Interview granted to Taylor Barnes, Special for USA TODAY Sports, and published on May 21, 2014.
Three weeks before the country hosts the World Cup, organizers are still scrambling to put finishing touches on stadiums, and strikes by bus workers and police are causing miles of traffic jams and frustration in the daily lives of locals in Brazil’s largest cities.
More than half a million foreign tourists are expected for the event, on which the government has spent an estimated $11 billion on stadiums and infrastructure.
Public safety is a top concern, and the government says 100,000 law enforcement and security professionals will be working during the tournament. Even as more police carried out partial strikes this week, U.S. Ambassador to Brazil Liliana Ayalde spoke optimistically about Brazil’s ability to carry out the event and the United States’ cooperation with the hosts on security. She spoke with USA TODAY Sports about the high number of American fans who will attend, security preparations by both governments, and why soccer is more popular than ever amongst Americans.
Why is there such a large U.S. interest in the World Cup here?
Ayalde: The largest number of ticket holders after Brazilians are Americans. We know that there have been 187,000 tickets sold to Americans, through the FIFA system, and of those we anticipate that there are actually about 80,000 [Americans] because some of them have several tickets. … We are going to deploy teams out to the different cities, the 12 cities, so we’ll have a consular team ready to support Americans that have problems, lost passports, whatever happens.
The traditional thinking is that Americans don’t care about soccer as much as the rest of the world.
Ayalde: I think it’s a myth, and also it’s a different time. I see it with my own family, and daughters that are now engaged in soccer, and just friends, and they are just seized with it. And it’s manageable coming here [to Brazil] as opposed to going across the world. So I think that we have a growing number of soccer fans in the United States and probably it hasn’t been as evident. But we also have ethnic populations in that mix that come traditionally from a soccer-origin country, whether they are Mexican-Americans or Central Americans that are now Americans.
Can you describe the U.S.-Brazilian cooperation in training Brazilian security forces?
Ayalde: Any major event, and Brazil will experience two, the World Cup and the Olympics, provides us with excellent opportunities to share our own experience about managing major events. … We have all these different techniques and practices of our own experience, whether it’s even the Boston Marathon for instance, where things did not turn out right, but I think there are lessons learned there. Or there’s the Super Bowl, even the World Cup (in 1994) that we managed. … In Boston [Brazilian agents] were recently there. They’ve looked at how the marathon was managed and some of the lessons learned as to what happened.

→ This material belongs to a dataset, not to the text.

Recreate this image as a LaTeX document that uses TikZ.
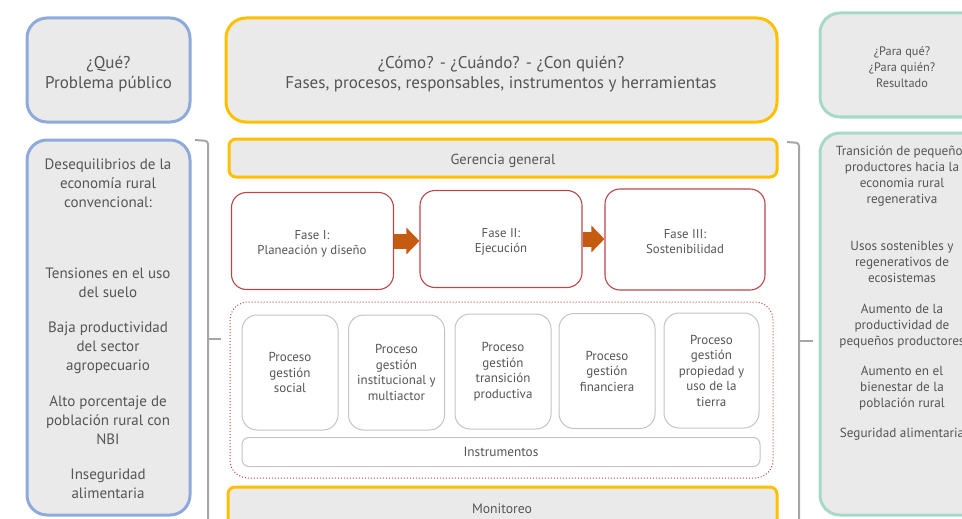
\documentclass[tikz,border=0pt]{standalone}
\usepackage{fontspec}
\setmainfont{PT Sans}
\usepackage{tikz}
\usetikzlibrary{arrows.meta, positioning}
\definecolor{queblue}{RGB}{142, 170, 219}
\definecolor{comoyellow}{RGB}{255, 192, 0}
\definecolor{paragreen}{RGB}{168, 216, 200}
\definecolor{boxgray}{RGB}{234, 234, 234}
\definecolor{faseline}{RGB}{184, 71, 74}
\definecolor{procline}{RGB}{196, 196, 196}
\definecolor{textgray}{RGB}{85, 85, 85}
\definecolor{bracegray}{RGB}{166, 166, 166}
\definecolor{flowbrown}{RGB}{197, 90, 17}

\begin{document}
\begin{tikzpicture}[
    x=1pt, y=-1pt,
    every node/.style={text=textgray, align=center, inner sep=0pt},
    head/.style={rounded corners=20pt, line width=3pt, fill=boxgray},
    headtxt/.style={font=\fontsize{17}{20}\selectfont},
    quebox/.style={head, draw=queblue},
    comobox/.style={head, draw=comoyellow},
    parabox/.style={head, draw=paragreen},
    paratxt/.style={font=\fontsize{12.3}{16}\selectfont},
    bar/.style={rounded corners=7pt, line width=3pt, draw=comoyellow, fill=boxgray},
    bartxt/.style={font=\fontsize{14.5}{16}\selectfont},
    fase/.style={rounded corners=15pt, draw=faseline, line width=1.1pt, fill=white, minimum width=162pt, minimum height=97pt},
    fasetxt/.style={font=\fontsize{12.8}{15}\selectfont},
    proceso/.style={rounded corners=15pt, draw=procline, line width=1pt, fill=white, minimum width=96pt, minimum height=115pt, font=\fontsize{13}{15.5}\selectfont},
    lefttxt/.style={font=\fontsize{15}{19}\selectfont},
    righttxt/.style={font=\fontsize{13.2}{16}\selectfont},
    flow/.style={-{Triangle[length=13pt, width=26pt]}, line width=15pt, draw=flowbrown},
    brace/.style={draw=bracegray, line width=2pt, rounded corners=3pt}
]
    \useasboundingbox (0,0) rectangle (962,519);
    \clip (0,0) rectangle (962,519);

    % Headers
    \node[quebox, minimum width=163pt, minimum height=104pt] (que) at (108.5,70) {};
    \node[headtxt] (quetxt) at (108.5,74) {¿Qué?\\Problema público};
    \node[comobox, minimum width=551pt, minimum height=104pt] (como) at (501.5,70) {};
    \node[headtxt] (comotxt) at (501,74) {¿Cómo? - ¿Cuándo? - ¿Con quién?\\Fases, procesos, responsables, instrumentos y herramientas};
    \node[parabox, minimum width=164pt, minimum height=104pt] (para) at (902,65) {};
    \node[paratxt] (paratxt) at (902,67) {¿Para qué?\\¿Para quién?\\Resultado};

    % Problema
    \node[quebox, minimum width=163pt, minimum height=375pt] (problema) at (108.5,327.5) {};
    \node[lefttxt] (deseq) at (108,183) {Desequilibrios de la\\economía rural\\convencional:};
    \node[lefttxt] (tension) at (108,283) {Tensiones en el uso\\del suelo};
    \node[lefttxt] (baja) at (108,348) {Baja productividad\\del sector\\agropecuario};
    \node[lefttxt] (alto) at (108,420) {Alto porcentaje de\\población rural con\\NBI};
    \node[lefttxt] (inseg) at (108,484) {Inseguridad\\alimentaria};

    % Resultado
    \node[parabox, minimum width=164pt, minimum height=382pt] (resultado) at (902,324) {};
    \node[righttxt] (transicion) at (902,176) {Transición de pequeños\\productores hacia la\\economia rural\\regenerativa};
    \node[righttxt] (usos) at (902,262) {Usos sostenibles y\\regenerativos de\\ecosistemas};
    \node[righttxt] (aumprod) at (902,326) {Aumento de la\\productividad de\\pequeños productores};
    \node[righttxt] (aumbien) at (902,388) {Aumento en el\\bienestar de la\\población rural};
    \node[righttxt] (segur) at (902,434) {Seguridad alimentaria};

    % Braces
    \draw[brace] (195,140) -- (208,141) -- (208,540);
    \draw[brace] (208,339) -- (221,339);
    \draw[brace] (787,142) -- (799,143) -- (799,540);
    \draw[brace] (799,341) -- (813,341);

    % Gerencia y fases
    \node[bar, minimum width=548pt, minimum height=38pt] (gerencia) at (503,158) {};
    \node[bartxt] (gerenciatxt) at (503,161) {Gerencia general};
    \node[fase] (fase1) at (312.5,241) {};
    \node[fase] (fase2) at (501,239) {};
    \node[fase, minimum width=160pt, minimum height=101pt] (fase3) at (685,239.5) {};
    \node[fasetxt] (fase1txt) at (312,244) {Fase I:\\Planeación y diseño};
    \node[fasetxt] (fase2txt) at (501,242) {Fase II:\\Ejecución};
    \node[fasetxt] (fase3txt) at (685,242) {Fase III:\\Sostenibilidad};
    \draw[flow] (fase1.east) -- (fase1.east -| fase2.west);
    \draw[flow] (fase2.east) -- (fase2.east -| fase3.west);

    % Procesos
    \draw[faseline, line width=1pt, dotted, rounded corners=18pt] (230,302) rectangle (773,478);
    \node[proceso] (social) at (290,372.5) {Proceso\\gestión\\social};
    \node[proceso] (instit) at (396.5,372.5) {Proceso\\gestión\\institucional y\\multiactor};
    \node[proceso] (transic) at (503,371.5) {Proceso\\gestión\\transición\\productiva};
    \node[proceso] (financ) at (607,371) {Proceso\\gestión\\financiera};
    \node[proceso, minimum width=95pt] (tierra) at (711.5,370.5) {Proceso\\gestión\\propiedad y\\uso de la\\tierra};
    \node[proceso, rounded corners=7pt, minimum width=518pt, minimum height=29pt, font=\fontsize{13.3}{16}\selectfont] (instrum) at (501,452) {Instrumentos};

    % Monitoreo
    \node[bar, minimum width=549pt, minimum height=50pt] (monitoreo) at (502.5,512) {};
    \node[font=\fontsize{13.7}{16}\selectfont] (montxt) at (502,509) {Monitoreo};
\end{tikzpicture}
\end{document}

What will the presence of U.S. law enforcement be like in Brazil during the event?
Ayalde: We will have a control center within the Embassy that will be manned by representatives from the different agencies. This is a protocol that is followed in all the major events. It is managed by Washington and that same system, whether it is Sochi or another World Cup, is a setup we will have here as well.
What are the largest U.S. concerns with regards to safety during the World Cup?

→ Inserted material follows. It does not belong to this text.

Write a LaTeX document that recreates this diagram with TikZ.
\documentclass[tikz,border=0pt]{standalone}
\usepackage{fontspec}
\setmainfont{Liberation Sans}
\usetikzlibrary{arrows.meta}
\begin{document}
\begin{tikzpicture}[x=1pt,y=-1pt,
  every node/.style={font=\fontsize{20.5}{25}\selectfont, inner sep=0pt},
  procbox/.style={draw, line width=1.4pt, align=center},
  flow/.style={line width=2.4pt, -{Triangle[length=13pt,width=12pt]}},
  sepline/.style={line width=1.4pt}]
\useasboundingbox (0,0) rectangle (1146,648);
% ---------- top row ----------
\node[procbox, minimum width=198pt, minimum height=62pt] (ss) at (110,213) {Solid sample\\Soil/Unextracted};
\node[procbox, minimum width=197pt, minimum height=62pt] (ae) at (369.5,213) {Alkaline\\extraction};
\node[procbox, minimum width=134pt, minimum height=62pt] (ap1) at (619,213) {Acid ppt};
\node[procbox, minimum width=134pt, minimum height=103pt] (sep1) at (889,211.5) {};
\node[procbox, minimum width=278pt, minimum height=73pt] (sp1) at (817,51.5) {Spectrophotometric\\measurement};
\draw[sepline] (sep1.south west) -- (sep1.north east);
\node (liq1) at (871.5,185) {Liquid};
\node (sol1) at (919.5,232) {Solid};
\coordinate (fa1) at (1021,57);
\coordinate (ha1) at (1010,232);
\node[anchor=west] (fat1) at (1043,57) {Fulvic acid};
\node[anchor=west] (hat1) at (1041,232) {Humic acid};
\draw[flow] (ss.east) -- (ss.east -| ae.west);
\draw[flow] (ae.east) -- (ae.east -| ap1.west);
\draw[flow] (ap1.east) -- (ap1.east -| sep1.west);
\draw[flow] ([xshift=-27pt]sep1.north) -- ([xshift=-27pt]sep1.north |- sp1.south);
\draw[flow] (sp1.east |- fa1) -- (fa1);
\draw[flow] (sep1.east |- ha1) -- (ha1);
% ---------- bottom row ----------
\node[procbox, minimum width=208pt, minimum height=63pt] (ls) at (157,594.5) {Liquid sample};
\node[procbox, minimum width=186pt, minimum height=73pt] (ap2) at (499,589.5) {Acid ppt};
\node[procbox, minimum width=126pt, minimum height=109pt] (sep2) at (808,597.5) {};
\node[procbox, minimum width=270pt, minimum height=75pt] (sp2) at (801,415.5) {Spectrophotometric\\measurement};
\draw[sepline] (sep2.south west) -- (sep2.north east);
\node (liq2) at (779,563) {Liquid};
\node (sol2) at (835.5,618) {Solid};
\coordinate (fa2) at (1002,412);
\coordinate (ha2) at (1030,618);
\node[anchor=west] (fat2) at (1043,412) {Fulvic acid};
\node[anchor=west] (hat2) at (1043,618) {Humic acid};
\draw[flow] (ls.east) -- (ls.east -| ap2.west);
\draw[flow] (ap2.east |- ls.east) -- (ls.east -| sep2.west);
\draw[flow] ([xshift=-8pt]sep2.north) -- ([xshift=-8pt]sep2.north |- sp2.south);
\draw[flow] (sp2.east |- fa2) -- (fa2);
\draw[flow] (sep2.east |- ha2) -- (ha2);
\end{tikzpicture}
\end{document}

Ayalde: Given the numbers that we have we anticipate a lot of consular matters, and that is why we have really focused on deploying highly trained, highly prepared officers in each of the cities, so that they know their way around and they can attend to any citizen that gets involved in something that will require our attention. It can range from minimal security incidents to somebody who gets jailed for some criminal activity. … And of course we have to be attentive to the protests. We anticipate those happening, everyone, the local authorities are as well.
A report in the local press said that members of Brazilian law enforcement received training in North Carolina in April with Academi, the private security contractor formerly known as Blackwater. A spokesman for the U.S. government said that, while the course took place on Academi’s grounds, the trainers were not from the security contractor.
Ayalde: The course was as I understand a maritime interdiction training course. Through our Diplomatic Security Bureau, what we call the ATA program, the Antiterrorism Assistance program, they have a series of training ongoing all the time. It was targeted to increase the capability of the Brazilian police to respond to threats from seaborne attackers. So again it was very specific and these were Brazilian students in a three-week course … It was a regular training program for 22 Brazilian federal police, military police and civil police that were going to be involved in the World Cup. And so that went well.
The International Olympic Committee has made harsh comments of late on Rio de Janeiro’s preparedness for the 2016 Olympics. What is the perspective of the U.S. government?
Ayalde: [Brazilian authorities] have assured us that they are on track and that they are as prepared as possible. But you know this is an event that has its challenges, so we will continue to press and make sure that we have the information and we are always ready to help. We have good communications with all the authorities to make sure that they can reach out to us when they need us. We are doing the best we can and I am sure the Brazilian authorities are doing so as well. … We all want a successful World Cup and Olympics, that’s for sure.